# goldfish not pooping , and does not have much control



## shellyann1971 (Jun 25, 2010)

Hi

I have 3 goldfish, two are great, but one i have not seen poop for a few days, could be longer, it does not seem to have much control over its body, it fall to the bottom of the tank, and if it goes anywhere near the filter, it just cant control and get thrown down the tank
sometimes it seems ok, but most of the time it doesnt, I am really unsure what to do with it, or how to help. 
It spends a lot of time at the bottom of the tank, although I have seen it at the top of the tank a few times resting... 

Please advise asap , as I am worried if it is something serious , I dont want my other two fish getting it... 
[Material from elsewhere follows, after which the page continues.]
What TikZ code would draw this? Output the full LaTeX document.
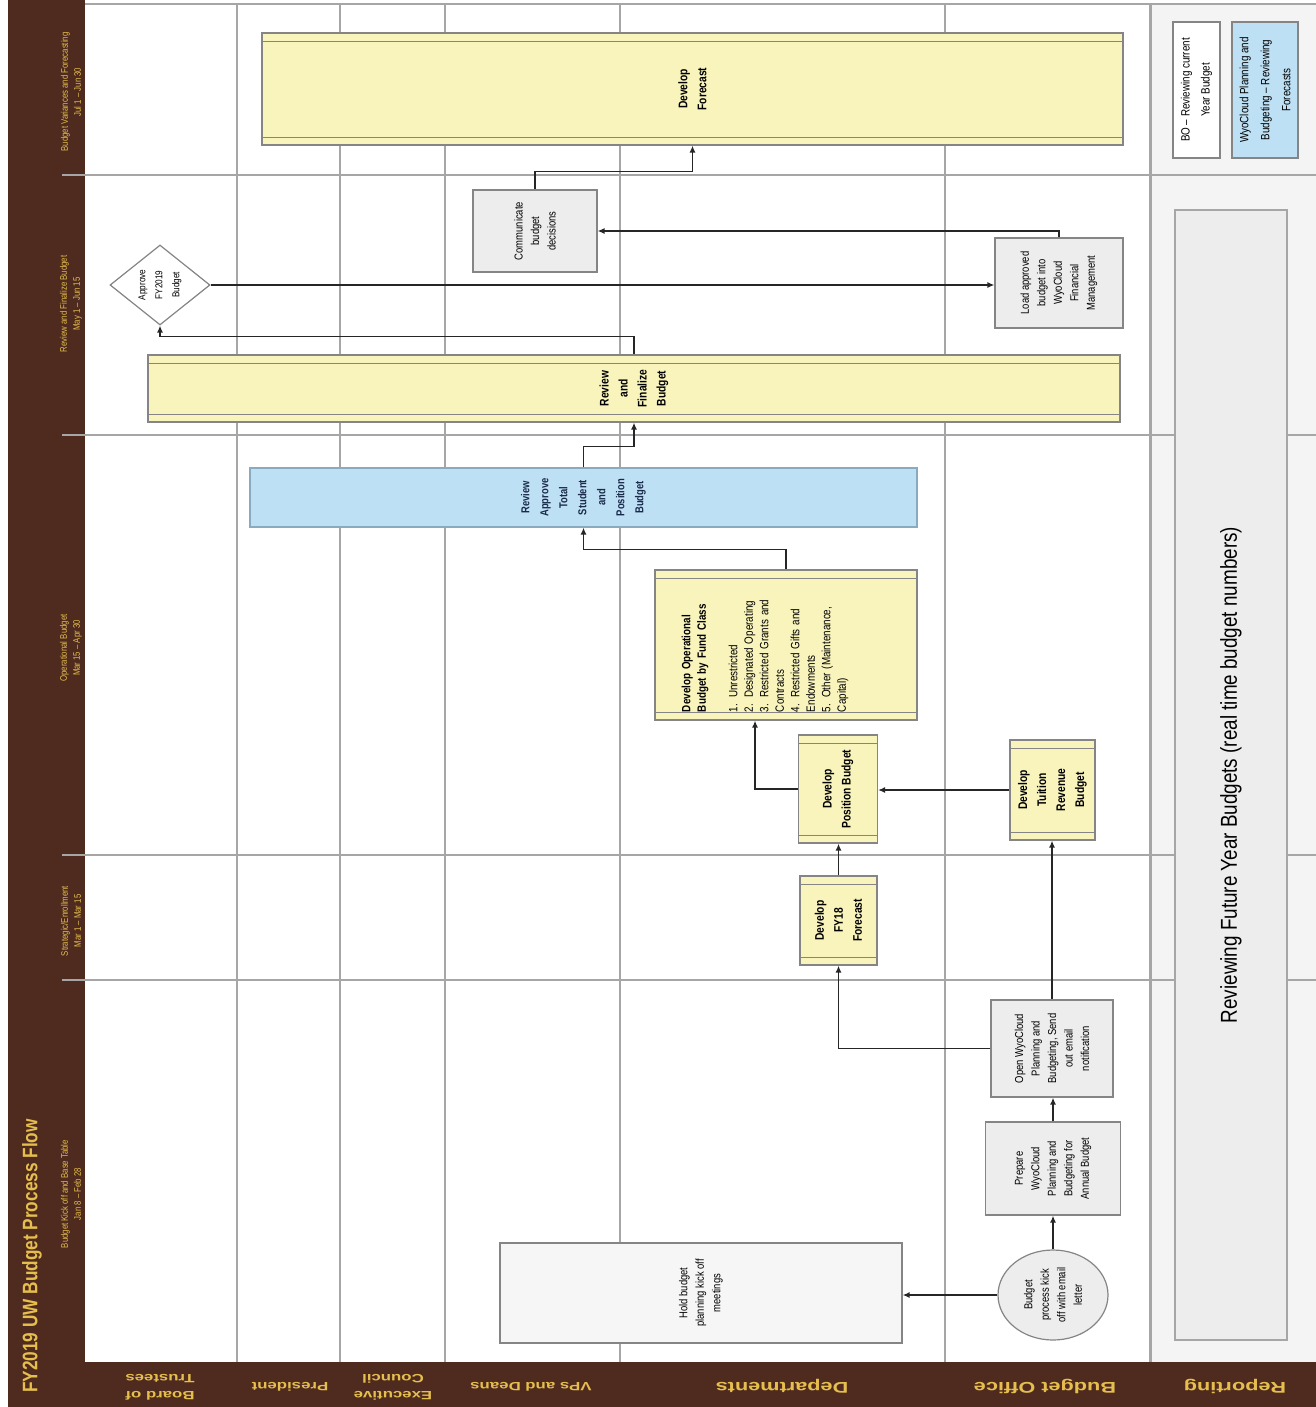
\documentclass[tikz,border=0pt]{standalone}
\usepackage{fontspec}
\setmainfont{Liberation Sans}
\newfontfamily\nf{Liberation Sans}[FakeStretch=0.82]
\newfontfamily\wf{Liberation Sans}[FakeStretch=1.4]
\usetikzlibrary{shapes.geometric,calc,arrows.meta}
\definecolor{brn}{HTML}{4E2B1E}
\definecolor{gold}{HTML}{E6BE4E}
\definecolor{ylw}{HTML}{F8F4BC}
\definecolor{blu}{HTML}{BEE0F4}
\definecolor{bluedge}{HTML}{8AAAC0}
\definecolor{gboxc}{HTML}{EDEDED}
\definecolor{holdc}{HTML}{F6F6F6}
\definecolor{lanec}{HTML}{A6A6A6}
\definecolor{edge}{HTML}{858585}
\definecolor{repc}{HTML}{F4F4F4}
\definecolor{navy}{HTML}{1A2A4A}
\begin{document}
\begin{tikzpicture}[x=1pt,y=-1pt,
  box/.style={rotate=90, draw=edge, line width=1.2pt, inner sep=1pt, align=center},
  gb/.style={box, fill=gboxc, font=\nf\fontsize{11.5}{16.5}\selectfont},
  strip/.style={path picture={
    \draw[edge, line width=0.8pt]
      ($(path picture bounding box.north west)!#1!(path picture bounding box.south west)$) --
      ($(path picture bounding box.north east)!#1!(path picture bounding box.south east)$)
      ($(path picture bounding box.south west)!#1!(path picture bounding box.north west)$) --
      ($(path picture bounding box.south east)!#1!(path picture bounding box.north east)$);}},
  yb/.style={box, fill=ylw, font=\nf\bfseries\fontsize{12.5}{19}\selectfont, strip=8pt},
  arr/.style={line width=1.6pt, black!85, -{Latex[length=7pt,width=6pt]}},
  lanel/.style={rotate=180, text=gold, font=\wf\bfseries\fontsize{12}{17}\selectfont, align=center},
  lanelbig/.style={lanel, font=\wf\bfseries\fontsize{15.5}{18}\selectfont},
  phase/.style={rotate=90, text=gold, font=\nf\fontsize{9.5}{13}\selectfont, align=center},
  sz/.style 2 args={minimum width=#1, minimum height=#2},
]
\useasboundingbox (0,0) rectangle (1316,1407);
% backgrounds
\fill[white] (0,0) rectangle (1316,1407);
\fill[repc] (1150,4) rectangle (1316,1362);
\fill[brn] (8,0) rectangle (85,1407);
\fill[brn] (8,1362) rectangle (1316,1407);
% lanes and phases
\draw[lanec, line width=1.5pt] (85,4) -- (1316,4);
\foreach \x in {237,340,445,620,945}
  \draw[lanec, line width=1.6pt] (\x,4) -- (\x,1362);
\draw[lanec, line width=3pt] (1150,4) -- (1150,1362);
\foreach \y in {175,435,855,980}
  \draw[lanec, line width=1.5pt] (62,\y) -- (1316,\y);

% title and phase labels
\node[rotate=90, text=gold, font=\nf\bfseries\fontsize{21}{24}\selectfont] (title) at (32,1256) {FY2019 UW Budget Process Flow};
\node[phase] (ph1) at (71,1194) {Budget Kick off and Base Table\\Jan 8 – Feb 28};
\node[phase] (ph2) at (71,921) {Strategic/Enrollment\\Mar 1 – Mar 15};
\node[phase] (ph3) at (71,648) {Operational Budget\\Mar 15 – Apr 30};
\node[phase] (ph4) at (71,304) {Review and Finalize Budget\\May 1 – Jun 15};
\node[phase] (ph5) at (71,92) {Budget Variances and Forecasting\\Jul 1 – Jun 30};

% lane labels
\node[lanel] (l1) at (160,1387) {Board of\\Trustees};
\node[lanel] (l2) at (290,1387) {President};
\node[lanel] (l3) at (393,1387) {Executive\\Council};
\node[lanel] (l4) at (531,1387) {VPs and Deans};
\node[lanelbig] (l5) at (782,1386) {Departments};
\node[lanelbig] (l6) at (1045,1386) {Budget Office};
\node[lanelbig] (l7) at (1235,1386) {Reporting};

% reporting lane
\node[box, fill=gboxc, draw=lanec, line width=1.5pt, sz={1130pt}{112pt}, font=\nf\fontsize{23}{26}\selectfont] (rep) at (1231,775) {Reviewing Future Year Budgets (real time budget numbers)};
\node[box, fill=white, draw=edge, sz={136pt}{47pt}, font=\nf\fontsize{12}{20}\selectfont] (leg1) at (1196.5,90) {BO – Reviewing current\\Year Budget};
\node[box, fill=blu, draw=edge, sz={136pt}{66pt}, font=\nf\fontsize{12}{21}\selectfont] (leg2) at (1265,90) {WyoCloud Planning and\\Budgeting – Reviewing\\Forecasts};

% process nodes
\node[gb, ellipse, sz={90pt}{110pt}] (kick) at (1053,1295) {Budget\\process kick\\off with email\\letter};
\node[gb, fill=holdc, sz={100pt}{402pt}] (hold) at (701,1293) {Hold budget\\planning kick off\\meetings};
\node[gb, sz={93pt}{135pt}] (prep) at (1053,1168.5) {Prepare\\WyoCloud\\Planning and\\Budgeting for\\Annual Budget};
\node[gb, sz={97pt}{122pt}] (open) at (1052,1048.5) {Open WyoCloud\\Planning and\\Budgeting, Send\\out email\\notification};
\node[yb, sz={89pt}{77pt}] (fy18) at (838.5,920.5) {Develop\\FY18\\Forecast};
\node[yb, sz={108pt}{79pt}] (pos) at (838,789) {Develop\\Position Budget};
\node[yb, sz={100pt}{85pt}] (tuit) at (1052.5,790) {Develop\\Tuition\\Revenue\\Budget};
\node[yb, sz={150pt}{262pt}] (opb) at (786,645) {};
\node[rotate=90, align=left, text width=132pt, font=\nf\fontsize{12}{15.5}\selectfont] (opbt) at (765,646)
  {\textbf{Develop Operational}\\\textbf{Budget by Fund Class}\\[16pt]1. Unrestricted\\2. Designated Operating\\3. Restricted Grants and\\Contracts\\4. Restricted Gifts and\\Endowments\\5. Other (Maintenance,\\Capital)};
\node[box, fill=blu, draw=bluedge, sz={59pt}{667pt}, text=navy, font=\nf\bfseries\fontsize{11.5}{19}\selectfont] (blue) at (583.5,497.5) {Review\\Approve\\Total\\Student\\and\\Position\\Budget};
\node[yb, sz={67pt}{972pt}] (rf) at (634,388.5) {Review\\and\\Finalize\\Budget};
\node[gb, diamond, fill=white, sz={80pt}{100pt}, font=\nf\fontsize{10}{17}\selectfont] (appr) at (160,285) {Approve\\FY2019\\Budget};
\node[gb, sz={90pt}{128pt}] (load) at (1059,283) {Load approved\\budget into\\WyoCloud\\Financial\\Management};
\node[gb, sz={82pt}{124pt}] (comm) at (535,231) {Communicate\\budget\\decisions};
\node[yb, sz={112pt}{861pt}] (fc) at (692.5,89) {Develop\\Forecast};

% connectors
\draw[arr] (kick.north) -- (kick.north -| hold.south);
\draw[arr] (kick.east) -- (kick.east |- prep.west);
\draw[arr] (prep.east) -- (prep.east |- open.west);
\draw[arr] (open.north) -| (fy18.west);
\draw[arr] (fy18.east) -- (fy18.east |- pos.west);
\draw[arr] (open.east) -- (open.east |- tuit.west);
\draw[arr] (tuit.north) -- (tuit.north -| pos.south);
\draw[arr] (pos.north) -| ($(opb.west)+(-31,0)$);
\draw[arr] (opb.east) -- ++(0,-20) -| (blue.west);
\draw[arr] (blue.east) -- ++(0,-21) -| (rf.west);
\draw[arr] (rf.east) -- ++(0,-18) -| (appr.west);
\draw[arr] (appr.south) -- (appr.south -| load.north);
\draw[arr] (load.east) |- (comm.south);
\draw[arr] (comm.east) -- ++(0,-18) -| (fc.west);
\end{tikzpicture}
\end{document}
this could be my imagination, but it seems I can see inside it, and it has two black parts near its belly and rear.... it is a yellow fish.. I dont know if it is male of female

many thanks

shell


----------



## Fishyfins (Feb 28, 2009)

ok, before we help you, were gonna need a few more details about the fish and their tank. the symptoms you describe could be one of several things, so knowing the following will enable us to narrow it down and advise accordingly.

size of tank:
number and species of fish:
is the tank filtered?:
if so, what type? (undergravel, internal, external):
how long has the tank been set up for?:

if you have tested the water recently, it would help us to know the results for at least Ammonia and NitrITE. results for nitrATE will also help. if you havent, then most aquarium shops offer a free water testing service, or even better, you could get a liquid drop test kit from such shops, and test it yourself (this is a good practice)


----------